Berkaitan dengan hal tersebut, ada satu ajaran penting dalam tasawwuf yang semestinya menjadi pedoman bagi mereka yang memilih dunia politik, yaitu zuhud atau menghindari hubbub al-dunya (cinta dunia). Disebutkan dalam sebuah hadits, “cinta dunia adalah pangkal dari segala kesalahan”. Saya berani bertaruh bahwa sebagian besar penghuni penjara memiliki keterkaitan dengan hadits di atas. Jika korupsi dianggap sebagai kejahatan luar biasa (extraordinary crime), maka tidak perlu repot mencari penyebabnya. Hampir pasti ada unsur cinta dunia sebagai ujung pangkalnya.

Tasawwuf mengajarkan kita untuk menjadikan akhirat sebagai orientasi utama. Kecintaan terhadap dunia berarti cinta terhadap yang temporal. Padahal manusia diciptakan untuk kenikmatan yang lebih abadi. Sebagaimana dunia, kekuasaan dalam tasawwuf dianggap sebagai sebuah musibah yang sangat riskan untuk diperebutkan. Dibandingkan dengan yang berhasil, lebih banyak yang gagal dalam mengelola keduanya. Sebab itu, jangan disalahkan kalau dalam literatur tasawwuf, kita temukan banyak anjuran dari orang bijak (sufi) untuk menjauhi dunia dan kekuasaan.
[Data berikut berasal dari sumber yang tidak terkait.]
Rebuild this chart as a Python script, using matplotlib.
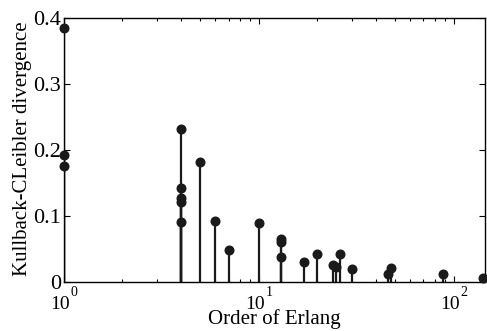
import matplotlib
matplotlib.use("Agg")
import matplotlib.pyplot as plt
from matplotlib.ticker import LogLocator, FixedLocator, NullFormatter
from matplotlib.transforms import ScaledTranslation

order = [1, 1, 1, 4, 4, 4, 4, 4, 5, 6, 7, 10, 13, 13, 13, 17, 20, 24, 25, 26, 30, 46, 48, 88, 141]
kl = [0.384, 0.192, 0.176, 0.231, 0.143, 0.127, 0.121, 0.091, 0.181, 0.093, 0.048, 0.090,
      0.065, 0.060, 0.038, 0.030, 0.043, 0.026, 0.022, 0.043, 0.019, 0.012, 0.021, 0.012, 0.0056]
yticks = [0, 0.1, 0.2, 0.3, 0.4]
ytick_labels = ["0", "0.1", "0.2", "0.3", "0.4"]
xticks = [1, 10, 100]
xtick_exponents = ["0", "1", "2"]

plt.rcParams['font.family'] = ['Liberation Serif', 'DejaVu Serif']

fig = plt.figure(figsize=(4.87, 3.31), dpi=100)
ax = fig.add_axes([0.131, 0.148, 0.865, 0.798])

for x, y in zip(order, kl):
    ax.plot([x, x], [0, y], color='#1a1a1a', lw=1.6, solid_capstyle='butt', zorder=2)
ax.plot(order, kl, 'o', color='#1a1a1a', ms=6.2, clip_on=False, zorder=3)

ax.set_xscale('log')
ax.set_xlim(1, 145)
ax.set_ylim(0, 0.4)
ax.set_yticks(yticks)
ax.set_yticklabels(ytick_labels)
ax.xaxis.set_major_locator(FixedLocator(xticks))
ax.set_xticklabels([])
ax.xaxis.set_minor_locator(LogLocator(base=10, subs=range(2, 10)))
ax.xaxis.set_minor_formatter(NullFormatter())

ax.tick_params(axis='both', which='both', direction='in', top=True, right=True,
               labelsize=16, pad=2, width=0.8)
ax.tick_params(axis='both', which='major', length=4)
ax.tick_params(axis='x', which='minor', length=2.5)
for s in ax.spines.values():
    s.set_linewidth(1.0)

# x tick labels: base "10" with superscript exponent
xt = ax.get_xaxis_transform()
for xv, ex in zip(xticks, xtick_exponents):
    tb = xt + ScaledTranslation(0.06, -0.27, fig.dpi_scale_trans)
    ax.text(xv, 0, "10", transform=tb, ha='right', va='baseline', fontsize=14, clip_on=False)
    te = xt + ScaledTranslation(0.07, -0.14, fig.dpi_scale_trans)
    ax.text(xv, 0, ex, transform=te, ha='left', va='baseline', fontsize=10, clip_on=False)

ax.set_xlabel('Order of Erlang', fontsize=15)
ax.xaxis.label.set_va('baseline')
ax.xaxis.set_label_coords(0.5, -0.16)
ax.set_ylabel('Kullback-CLeibler divergence', fontsize=15)
ax.yaxis.label.set_va('center')
ax.yaxis.set_label_coords(-0.097, 0.506)

fig.savefig('out.png', dpi=100)
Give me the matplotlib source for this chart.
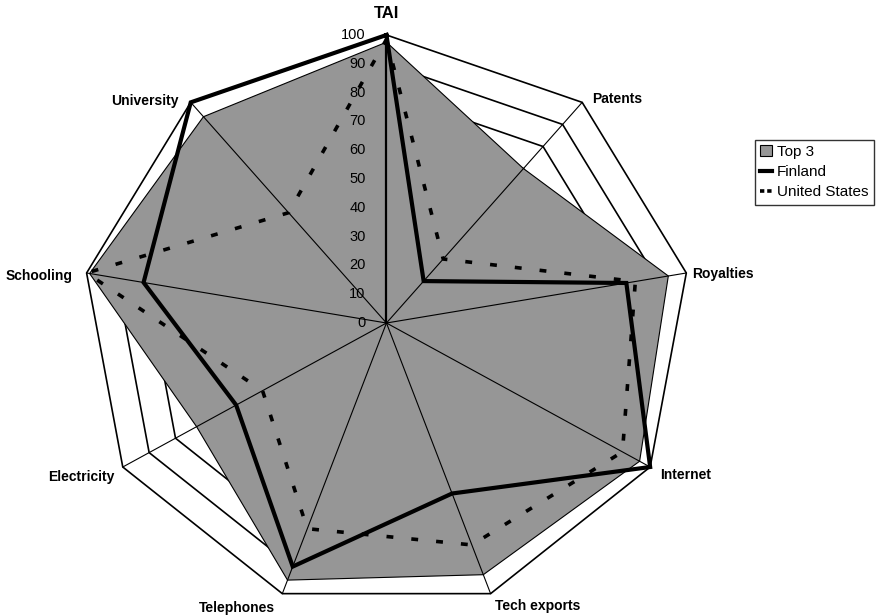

Saya bukan mengharamkan harta dunia atau melarang seseorang untuk menjadi politisi. Hidup zuhud  tidak  berarti harus tinggal di tengah hutan atau tidur beralaskan koran. Kesederhanaan bisa dimiliki oleh siapa saja, termasuk oleh mereka yang memiliki emas sebesar gunung atau jabatan setinggi langit.

 

Ikhtitam

Akan butuh waktu yang teramat panjang menuju demokrasi sejati jika para politisi pengemis dan fakir miskin itu masih mendominasi arena politik. Hemat saya, agak susah untuk mengharapkan perubahan melalui sistem yang sedang berjalan, karena baik sistem maupun operatornya berada pada “lingkaran setan” yang sama. Saran saya, sembari kita melakukan revolusi-revolusi kecil di sekitar kita ke arah yang lebih baik, bermunajatlah kepada Allah agar rangkaian Pemilu ini melahirkan figur yang jujur dan amanah. Sisanya pasrahkanlah kepada tangan Allah untuk memutus takdir-Nya. Wallahu a’lam.